What lens are you using this morning?
So I have the Sony 85 millimeter 1.4 G Master lens. For a lot of this type of close-up portrait work, this 85 is my baby, it's my go-to. Yeah, for most of these types of shots, you basically want to go with either a... Basically 85 and up. So, if you have a 70-200, try to get to that 85 millimeter focal length. You could even shoot at 135, and that makes for a kind of more interesting look as well. But 85 is just my go-to, it's my personal favorite. So, we got a lot of different expressions. We've got some more traditional style of head shots, which could maybe be something that they use for social media, for their acting, for their IMDb page. And then we have the more, like... Serious character-driven style of portrait. So, got a couple of different options to be able to work with.
Now, since we were talking about the lens, and I'm not sure if you talked about this earlier in the class, Billy Bombay was asking if you ever use filters on your lenses, and if so, a UV filter, or other filters?

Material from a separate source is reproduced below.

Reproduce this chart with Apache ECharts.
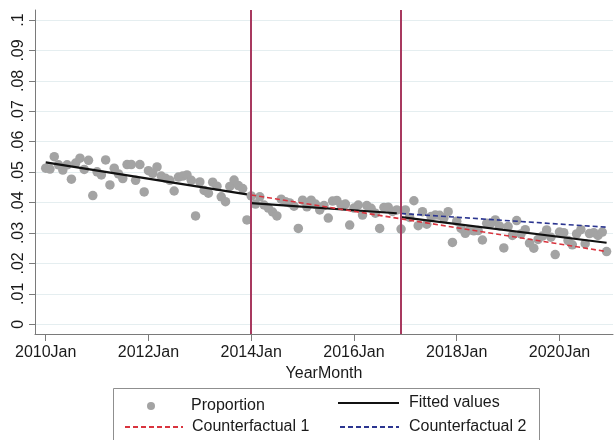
<!DOCTYPE html>
<html><head><meta charset="utf-8">
<script src="https://cdn.jsdelivr.net/npm/echarts@6/dist/echarts.min.js"></script>
<style>html,body{margin:0;padding:0;background:#fff}#c{width:614px;height:440px}</style>
</head><body><div id="c"></div>
<script>
// Monthly proportion, 2010Jan (index 0) to 2020Dec (index 131)
const proportion = [
  0.0513,0.0510,0.0551,0.0524,0.0507,0.0524,0.0477,0.0530,0.0546,0.0509,0.0539,0.0423,
  0.0501,0.0491,0.0540,0.0458,0.0513,0.0494,0.0479,0.0525,0.0525,0.0473,0.0525,0.0435,
  0.0505,0.0496,0.0517,0.0487,0.0480,0.0473,0.0438,0.0484,0.0487,0.0491,0.0473,0.0356,
  0.0468,0.0440,0.0431,0.0467,0.0454,0.0419,0.0403,0.0453,0.0474,0.0456,0.0446,0.0343,
  0.0422,0.0395,0.0419,0.0392,0.0382,0.0369,0.0356,0.0411,0.0403,0.0399,0.0388,0.0315,
  0.0408,0.0386,0.0408,0.0395,0.0376,0.0390,0.0349,0.0405,0.0407,0.0392,0.0395,0.0326,
  0.0382,0.0392,0.0359,0.0390,0.0381,0.0365,0.0315,0.0384,0.0385,0.0371,0.0376,0.0313,
  0.0376,0.0351,0.0406,0.0324,0.0370,0.0329,0.0354,0.0359,0.0358,0.0349,0.0370,0.0269,
  0.0339,0.0315,0.0299,0.0310,0.0307,0.0308,0.0277,0.0332,0.0332,0.0343,0.0323,0.0251,
  0.0321,0.0292,0.0341,0.0297,0.0311,0.0267,0.0250,0.0279,0.0290,0.0310,0.0286,0.0229,
  0.0303,0.0301,0.0275,0.0261,0.0297,0.0311,0.0265,0.0298,0.0301,0.0292,0.0303,0.0239
];
// Fitted segments and counterfactuals: [monthIndex, value]
const fittedSeg1 = [[0, 0.0532], [47, 0.0427]];
const fittedSeg2 = [[48, 0.0398], [82, 0.0365]];
const fittedSeg3 = [[83, 0.0352], [131, 0.0268]];
const counterfactual1 = [[48, 0.0425], [131, 0.0239]];
const counterfactual2 = [[83, 0.0364], [131, 0.0319]];
const interventionMonths = [48, 83];
// Tick labels
const xTickMonths = [0, 24, 48, 72, 96, 120];
const xTickLabels = ['2010Jan', '2012Jan', '2014Jan', '2016Jan', '2018Jan', '2020Jan'];
const yTickValues = [0, 0.01, 0.02, 0.03, 0.04, 0.05, 0.06, 0.07, 0.08, 0.09, 0.1];
const yTickLabels = ['0', '.01', '.02', '.03', '.04', '.05', '.06', '.07', '.08', '.09', '.1'];

const FONT = "'Liberation Sans', Arial, sans-serif";
const TXT = '#1a1a1a';
const AXC = '#7a7a7a';
const chart = echarts.init(document.getElementById('c'), null, {renderer: 'canvas'});

const pointData = proportion.map((v, i) => [i, v]);
const lineBase = {type: 'line', symbol: 'none', silent: true, animation: false, z: 3};
const noSym = {color: 'rgba(0,0,0,0)', borderWidth: 0, opacity: 0};

chart.setOption({
  animation: false,
  backgroundColor: '#fff',
  grid: {left: 35, right: 1, top: 10, bottom: 106, containLabel: false},
  xAxis: {
    type: 'value', min: -2.5, max: 132.5,
    name: 'YearMonth', nameLocation: 'middle', nameGap: 25,
    nameTextStyle: {fontSize: 16, fontFamily: FONT, color: TXT},
    axisLine: {show: true, onZero: false, lineStyle: {color: AXC, width: 1}},
    axisTick: {show: true, length: 7, lineStyle: {color: AXC}, customValues: xTickMonths},
    axisLabel: {
      fontSize: 16, fontFamily: FONT, color: TXT, margin: 11,
      customValues: xTickMonths,
      formatter: (v) => { const k = xTickMonths.indexOf(v); return k >= 0 ? xTickLabels[k] : ''; }
    },
    splitLine: {show: false}
  },
  yAxis: {
    type: 'value', min: -0.0032, max: 0.1033,
    axisLine: {show: true, onZero: false, lineStyle: {color: AXC, width: 1}},
    axisTick: {show: true, length: 6, lineStyle: {color: AXC}, customValues: yTickValues},
    axisLabel: {
      fontSize: 16, fontFamily: FONT, color: TXT, rotate: 90, margin: 8,
      customValues: yTickValues,
      formatter: (v) => {
        let k = -1;
        yTickValues.forEach((t, i) => { if (Math.abs(t - v) < 1e-9) k = i; });
        return k >= 0 ? yTickLabels[k] : '';
      }
    },
    splitLine: {show: true, lineStyle: {color: '#e5eef0', width: 1}}
  },
  legend: [
    {data: ['Proportion'], left: 147, top: 398, itemWidth: 8, itemHeight: 8, padding: 0, selectedMode: false,
     textStyle: {fontSize: 16, fontFamily: FONT, color: TXT, padding: [0, 0, 0, 31]}},
    {data: ['Fitted values'], left: 337, top: 395, itemWidth: 61, itemHeight: 14, padding: 0, selectedMode: false,
     itemStyle: noSym,
     textStyle: {fontSize: 16, fontFamily: FONT, color: TXT, padding: [0, 0, 0, 5]}},
    {data: ['Counterfactual 1'], left: 124, top: 419, itemWidth: 58, itemHeight: 14, padding: 0, selectedMode: false,
     itemStyle: noSym,
     textStyle: {fontSize: 16, fontFamily: FONT, color: TXT, padding: [0, 0, 0, 4]}},
    {data: ['Counterfactual 2'], left: 339, top: 419, itemWidth: 59, itemHeight: 14, padding: 0, selectedMode: false,
     itemStyle: noSym,
     textStyle: {fontSize: 16, fontFamily: FONT, color: TXT, padding: [0, 0, 0, 5]}}
  ],
  graphic: [{
    type: 'rect', z: -1, silent: true,
    shape: {x: 113.5, y: 388.5, width: 426, height: 60},
    style: {fill: '#fff', stroke: '#8f8f8f', lineWidth: 1}
  }],
  series: [
    {name: 'Proportion', type: 'scatter', data: pointData, symbol: 'circle', symbolSize: 9.5,
     itemStyle: {color: '#a3a3a3', opacity: 1}, z: 2, silent: true, animation: false,
     markLine: {
       silent: true, symbol: ['none', 'none'], label: {show: false}, animation: false,
       lineStyle: {color: '#a8395f', width: 2, type: 'solid'},
       data: interventionMonths.map(m => ({xAxis: m}))
     }},
    Object.assign({}, lineBase, {name: 'Fitted values', data: fittedSeg1, lineStyle: {color: '#111', width: 2.2}, itemStyle: {color: '#111'}}),
    Object.assign({}, lineBase, {name: 'Fitted values', data: fittedSeg2, lineStyle: {color: '#111', width: 2.2}, itemStyle: {color: '#111'}}),
    Object.assign({}, lineBase, {name: 'Fitted values', data: fittedSeg3, lineStyle: {color: '#111', width: 2.2}, itemStyle: {color: '#111'}}),
    Object.assign({}, lineBase, {name: 'Counterfactual 1', data: counterfactual1, z: 4,
      lineStyle: {color: '#d9343e', width: 1.6, type: [5, 3]}, itemStyle: {color: '#d9343e'}}),
    Object.assign({}, lineBase, {name: 'Counterfactual 2', data: counterfactual2, z: 4,
      lineStyle: {color: '#2b3590', width: 1.6, type: [5, 3]}, itemStyle: {color: '#2b3590'}})
  ]
});
</script></body></html>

Yes, good question. So I don't have any filters on this at the moment. I typically don't use... Say, UV filters or anything like that. I don't use any of that, mainly because... The main reason people use a UV filter is to try to protect the glass. I have this hood, and the hood does a really good job of keeping my fingers and any other craziness from getting into the lens. The filters that I do use are filters like neutral density filters, or graduated neutral density filters. So, before I started to shoot with high-speed sync, I actually used to do this style of portrait, shot wide open, and I would use a two or a three stop ND filter to be able to keep the exposure from being way bright. So, that's basically the only time I used to use it, but now that I have high-speed sync, instead of using the ND filters, I actually just use that feature to do the dramatic portrait style which, I'll show you guys here momentarily. So, I do use them. The ones that I do use, and I guess I should've mentioned that as well, I use a set from a company called VU, so VU filters, and... They basically make a set where you buy a ring, so it's a ring that basically fits whatever lens, 49, 77, 72, whatever it is that your lens is set up for. And then you put this holder on that ring, and then you put the ND filter, or you could stack two or the ND filters on top of one another, and so those are the ones that I do use. I don't use the screw-on style that a lot of people find in regular retailers and stuff like that. So, good question.